Analysts at Ibbotson Associates, a unit of Morningstar Inc., Chicago, make that argument in a paper prepared for Nationwide Financial Services Inc., Columbus, Ohio, a VA manufacturer.

Investors who want VA GMWB riders pay annual fees to keep the protection in force. When investors have the riders, any contract value remaining at death goes to the beneficiaries, the Ibbotson analysts write.

The analysts studied the effects of adding VA contracts with GMWB riders to traditional retirement portfolios by using Monte Carlo simulations to learn what might have happened between 1975 and 2006 and during other similar periods if an investor had put all assets in a traditional diversified mutual fund and what might have happened if the investor put 10% or 25% of the assets in a VA contract with a GMWB rider.

Over the periods studied, combining a VA contract with a GMWB rider and a diverse mutual fund probably would have generated higher average income than the other 2 options would have generated, the Ibbotson analysts report.

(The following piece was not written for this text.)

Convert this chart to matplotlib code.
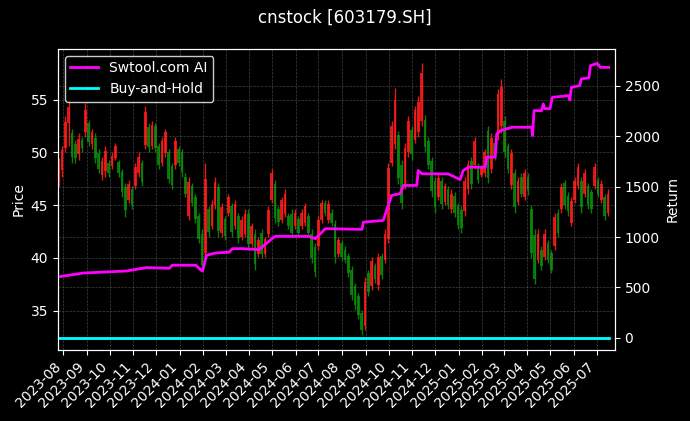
import matplotlib
matplotlib.use("Agg")
import matplotlib.pyplot as plt
import matplotlib.dates as mdates
import numpy as np
import pandas as pd

# Candles (roughly one candle per 3 trading days)
lows = [46.8, 47.7, 50.0, 50.6, 49.0, 49.0, 49.3, 50.0, 51.5, 50.6, 50.3, 49.0, 48.0, 47.4, 47.7, 47.7, 48.4, 49.3, 47.7, 45.8, 43.9, 45.2, 44.6, 46.5, 47.7, 46.8, 50.3, 50.0,
        50.3, 50.0, 48.4, 48.7, 49.6, 47.1, 46.5, 48.4, 48.7, 47.7, 45.8, 43.6, 44.9, 43.3, 41.4, 38.7, 40.0, 42.0, 42.7, 44.6, 42.0, 42.0, 41.7, 44.0, 42.0, 42.7, 41.4, 41.7,
        42.0, 40.8, 41.0, 38.9, 40.1, 40.0, 40.1, 42.0, 45.2, 43.3, 43.0, 43.3, 43.9, 42.7, 42.0, 42.7, 42.0, 42.7, 43.0, 42.0, 39.5, 38.2, 40.8, 43.3, 44.0, 43.3, 43.0, 39.5,
        40.1, 39.8, 39.5, 38.2, 36.0, 35.1, 34.2, 32.7, 33.2, 36.4, 37.0, 37.6, 37.0, 38.0, 39.5, 41.4, 48.7, 50.3, 47.0, 44.6, 46.5, 49.6, 49.3, 50.9, 51.5, 52.5, 50.0, 48.4,
        45.8, 44.3, 45.5, 44.6, 45.0, 44.6, 44.3, 43.9, 42.7, 42.4, 44.0, 46.1, 46.5, 48.4, 47.1, 47.7, 47.7, 47.1, 48.0, 49.3, 51.2, 51.8, 49.6, 48.0, 46.5, 44.3, 45.0, 45.8,
        45.5, 46.0, 40.0, 37.5, 39.5, 38.9, 39.8, 39.5, 38.6, 40.8, 42.0, 44.3, 44.6, 44.0, 43.0, 45.2, 46.5, 44.3, 45.8, 44.6, 44.3, 46.5, 45.8, 45.2, 43.6, 44.0]
highs = [49.5, 50.6, 53.4, 55.0, 52.2, 51.2, 51.8, 51.5, 54.7, 53.1, 52.2, 51.8, 50.3, 49.6, 50.6, 49.3, 50.0, 50.9, 49.3, 48.4, 47.1, 47.4, 46.8, 49.0, 50.0, 49.3, 54.4, 52.8,
         53.0, 52.8, 50.9, 51.5, 52.2, 50.3, 49.0, 51.5, 50.6, 50.3, 48.0, 47.7, 47.1, 46.1, 44.3, 42.7, 49.0, 44.9, 45.5, 47.7, 47.1, 45.2, 44.0, 46.1, 45.2, 45.5, 44.3, 44.0,
         44.6, 44.6, 43.3, 42.7, 42.0, 42.7, 42.0, 44.9, 48.4, 47.4, 44.9, 45.8, 46.5, 44.3, 44.6, 44.6, 44.0, 44.6, 45.2, 44.3, 42.7, 41.4, 44.0, 45.5, 45.5, 45.5, 44.6, 43.6,
         42.0, 41.7, 41.1, 40.5, 39.2, 37.6, 36.7, 35.1, 38.2, 38.9, 40.1, 39.5, 40.5, 40.5, 42.7, 49.0, 53.0, 56.1, 52.0, 49.3, 50.9, 53.4, 52.5, 54.4, 55.3, 58.5, 53.5, 51.5,
         49.6, 47.7, 48.0, 47.7, 47.1, 46.8, 46.5, 46.2, 45.2, 44.9, 47.7, 49.3, 49.6, 51.5, 49.0, 48.7, 50.3, 52.5, 51.8, 51.2, 56.0, 56.9, 53.4, 50.9, 50.3, 48.4, 47.7, 48.0,
         48.4, 48.0, 45.0, 42.7, 42.7, 41.1, 42.7, 41.7, 40.8, 44.3, 44.6, 47.1, 47.4, 46.2, 45.8, 47.7, 49.0, 47.7, 48.4, 47.1, 46.5, 49.0, 47.7, 47.4, 46.1, 46.5]
opens = [47.3, 48.3, 50.4, 52.8, 51.8, 50.8, 49.8, 51.2, 51.9, 52.8, 50.8, 51.4, 49.9, 47.9, 48.2, 49.0, 48.7, 49.5, 49.1, 48.1, 46.7, 45.5, 46.5, 46.8, 48.0, 49.0, 50.7, 52.4,
         50.6, 52.5, 50.6, 49.0, 49.9, 50.0, 48.7, 48.8, 50.3, 50.0, 47.7, 44.0, 46.8, 45.8, 44.0, 42.3, 40.5, 44.6, 43.0, 45.0, 46.7, 42.4, 43.7, 44.3, 44.9, 43.0, 44.0, 42.0,
         42.3, 44.2, 41.3, 42.3, 40.4, 42.4, 40.4, 42.3, 45.5, 47.0, 44.6, 43.6, 44.2, 44.0, 44.2, 43.0, 43.7, 43.0, 43.3, 44.0, 42.3, 41.0, 41.1, 43.6, 45.2, 43.6, 44.3, 43.2,
         40.4, 41.4, 40.8, 40.2, 38.9, 37.3, 36.4, 34.8, 33.6, 38.6, 37.3, 39.2, 37.4, 40.2, 39.8, 41.8, 49.0, 50.8, 51.6, 48.8, 46.9, 50.0, 52.1, 51.2, 51.9, 53.0, 53.1, 51.1,
         49.2, 47.3, 45.8, 47.3, 45.3, 46.5, 44.6, 45.9, 44.9, 44.5, 44.4, 46.5, 49.2, 48.8, 48.7, 47.9, 48.0, 52.0, 48.4, 50.9, 51.6, 52.5, 53.0, 50.6, 46.9, 48.0, 45.3, 47.7,
         45.8, 47.7, 44.6, 42.2, 39.8, 40.8, 40.1, 41.4, 40.5, 41.1, 44.3, 44.6, 47.1, 45.9, 43.3, 45.5, 46.8, 47.3, 46.1, 46.8, 46.2, 46.8, 47.4, 45.5, 45.8, 44.3]
closes = [49.0, 50.2, 52.9, 54.3, 49.6, 49.5, 51.3, 50.4, 54.0, 51.0, 51.9, 49.5, 48.4, 49.2, 50.1, 48.0, 49.7, 50.6, 48.0, 46.2, 44.5, 47.0, 45.0, 48.6, 49.6, 47.2, 53.8, 50.5,
          52.6, 50.4, 48.8, 51.1, 51.9, 47.5, 46.9, 51.1, 49.0, 48.1, 46.1, 47.2, 45.2, 43.7, 41.8, 39.3, 47.5, 42.5, 45.1, 47.2, 42.6, 44.8, 42.1, 45.8, 42.5, 45.1, 41.9, 43.6,
          44.2, 41.3, 43.0, 39.4, 41.7, 40.4, 41.8, 44.5, 48.0, 43.8, 43.4, 45.5, 46.1, 43.0, 42.4, 44.3, 42.4, 44.3, 44.9, 42.4, 40.0, 38.7, 43.6, 45.2, 44.3, 45.1, 43.3, 40.1,
          41.7, 40.1, 39.8, 38.6, 36.5, 35.5, 34.6, 33.2, 37.7, 36.8, 39.7, 38.0, 40.1, 38.4, 42.3, 48.5, 52.5, 55.0, 47.6, 45.2, 50.4, 53.0, 49.8, 54.0, 54.8, 57.5, 50.5, 48.8,
          46.3, 44.8, 47.6, 45.1, 46.8, 45.0, 46.1, 44.3, 43.1, 42.8, 47.3, 48.9, 47.0, 51.1, 47.4, 48.5, 50.0, 47.6, 51.4, 49.6, 55.5, 56.2, 50.0, 48.4, 49.9, 44.8, 47.3, 46.1,
          48.0, 46.4, 40.5, 38.0, 42.3, 39.2, 42.3, 39.8, 38.9, 43.9, 42.4, 46.7, 45.0, 44.4, 45.4, 47.3, 48.6, 44.8, 48.0, 45.0, 44.6, 48.6, 46.1, 47.0, 44.0, 46.1]

# Strategy return curve (breakpoints)
ai_dates = ['2023-07-25', '2023-08-27', '2023-10-23', '2023-11-18', '2023-12-18', '2023-12-22',
            '2024-01-22', '2024-01-29', '2024-01-31', '2024-02-05', '2024-02-17', '2024-03-06',
            '2024-03-10', '2024-03-23', '2024-04-14', '2024-05-01', '2024-05-05', '2024-06-18',
            '2024-06-27', '2024-07-10', '2024-08-27', '2024-08-29', '2024-09-24', '2024-10-05',
            '2024-10-16', '2024-10-21', '2024-11-07', '2024-11-09', '2024-11-14', '2024-12-18',
            '2025-01-03', '2025-01-07', '2025-01-14', '2025-02-05', '2025-02-07', '2025-02-18',
            '2025-02-20', '2025-02-25', '2025-03-12', '2025-04-07', '2025-04-08', '2025-04-10',
            '2025-04-20', '2025-04-22', '2025-04-24', '2025-05-01', '2025-05-04', '2025-05-26',
            '2025-05-27', '2025-05-29', '2025-06-09', '2025-06-11', '2025-06-21', '2025-06-23',
            '2025-07-02', '2025-07-06', '2025-07-17']
ai_values = [604, 643, 663, 697, 690, 720, 720, 670, 665, 819, 842, 850, 885, 885, 875, 984, 1007, 1007,
             984, 1083, 1076, 1148, 1165, 1413, 1430, 1512, 1512, 1660, 1627, 1627, 1570, 1660, 1693, 1693,
             1792, 1792, 2023, 2056, 2089, 2089, 2007, 2254, 2254, 2320, 2274, 2274, 2386, 2403, 2360, 2485,
             2502, 2568, 2580, 2700, 2723, 2683, 2683]

bh_dates = ['2023-07-25', '2025-07-17']
bh_values = [0, 0]

plt.style.use('dark_background')

dates = pd.date_range('2023-07-26', '2025-07-16', periods=len(closes))
o = np.array(opens)
c = np.array(closes)
up = c >= o
colors = np.where(up, '#ff1a1a', '#0a8a0a')
step = (dates[1] - dates[0]).total_seconds() / 86400

fig, ax = plt.subplots(figsize=(6.9, 4.21), dpi=100)
fig.subplots_adjust(left=0.084, right=0.891, top=0.884, bottom=0.169)

ax.vlines(dates, lows, highs, colors=colors, linewidth=1.0, alpha=0.9)
ax.bar(dates, np.abs(c - o), bottom=np.minimum(o, c), width=step * 0.8,
       color=colors, alpha=0.85)
ax.set_ylim(31.3, 59.8)
ax.set_ylabel('Price')
ax.grid(True, linestyle='--', linewidth=0.5, color='gray', alpha=0.5)

ax2 = ax.twinx()
ax2.plot(pd.to_datetime(ai_dates), ai_values, color='magenta', linewidth=2, label='Swtool.com AI')
ax2.plot(pd.to_datetime(bh_dates), bh_values, color='cyan', linewidth=2, label='Buy-and-Hold')
ax2.set_ylim(-119, 2867)
ax2.set_ylabel('Return')
ax2.grid(True, axis='y', linestyle='--', linewidth=0.5, color='gray', alpha=0.5)

ax.set_xlim(pd.Timestamp('2023-07-25'), pd.Timestamp('2025-07-25'))
ax.xaxis.set_major_locator(mdates.MonthLocator())
ax.xaxis.set_major_formatter(mdates.DateFormatter('%Y-%m'))
plt.setp(ax.get_xticklabels(), rotation=45, ha='right')

ax2.legend(loc='upper left', facecolor='black', edgecolor='white', fontsize=10)
fig.suptitle('cnstock [603179.SH]', fontsize=12)

fig.savefig('out.png', dpi=100)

Over the 1979-2006 period, for example, using a conservative model portfolio and combined portfolios, an investor who started with 100% of $1 million in assets in a traditional mutual fund might have ended up with $1.7 million in assets, while an investor with 40% of the assets in a VA contract with a GMWB rider might have emerged with $2.1 million in assets, the analysts write.

The analysts assume an annual fee of 3% on VA assets along with conservative to moderately conservative investments for the non-annuity portion.

In the analysis, the analysts do "not consider the default risk in VA contracts," the analysts note in a discussion of their work. "We believe this risk is very small."

In addition, the average return from using a VA contract with a GMWB rider appeared to be smaller over shorter retirement spans, the analysts write.